Der Löwe unter dem Rundgewölbe

Die Vorlage zu diesem Gemälde könnte das Bild Der hl. Hieronymus seines Lehrers Colantonio del Fiore gewesen sein, dieser schuf es zwischen 1445 und 1450 in Neapel[4]. Der Legende nach zog der Heilige einem Löwen einen Dorn aus der Pranke, dieser soll ihn dann stets zahm begleitet haben. Colantonio stellt in seinem Gemälde den Heiligen auch in einer Schreibstube dar und zwar in dem Moment, in dem er den Löwen vom Dorn befreit.

Antonello gibt dieser Szene hingegen keinen Raum. Sein Hieronymus ist im Stile eines gebildeten Humanisten[5] dargestellt. Der Löwe als eines seiner Attribute ist auch vorhanden, tritt aber in den Schatten (rechte Bildhälfte unter dem Rundgewölbe). Das zweite Attribut, der Kardinalshut, liegt auf einer Bank hinter dem lesenden Heiligen.

Das Bild öffnet sich durch den Blick in ein sorgfältig dargestelltes steinernes Portal. Diese Methode der Erzeugung von Tiefenwirkung dürfte Antonello ebenfalls von der niederländischen Malerei übernommen haben, sie war dort schon länger angewandt worden[5].

Auch an niederländische Technik erinnert die perspektivische Darstellung der Bodenkacheln mit ihren „virtuosen“[5] Schattenwirkungen. Die Lichtführung des Bildes ist ungewöhnlich. Zugleich fällt Licht von vorne auf das Portal, ebenso von der Rückseite durch die Fenster sowie „von unten“ zur Erleuchtung der Gewölbe, auch sie lehnt sich an Beispiele niederländischer Vorbilder an.

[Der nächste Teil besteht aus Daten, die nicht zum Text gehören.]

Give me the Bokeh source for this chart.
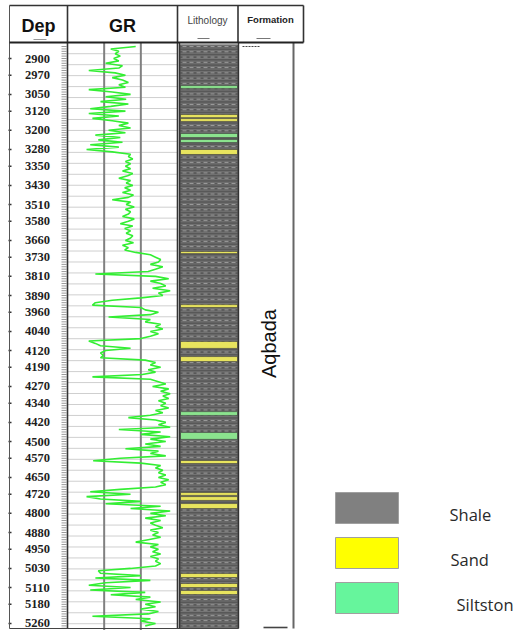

Das hat dazu geführt, dass das Bild eine Zeitlang Hans Memling zugeschrieben wurde[5].

Die Gewölbe, die so ungewöhnlich ausgeleuchtet werden, sollen nach süditalienischen Vorbildern gestaltet worden sein[5].

Es fehlen auch nicht zwei Kräutertöpfe. Kräuterdarstellungen haben in der Malerei der Renaissance eine gewisse Tradition, erkennbar zum Beispiel am Bild Der Traum der heiligen Ursula von Vittore Carpaccio, geschaffen 1495[6].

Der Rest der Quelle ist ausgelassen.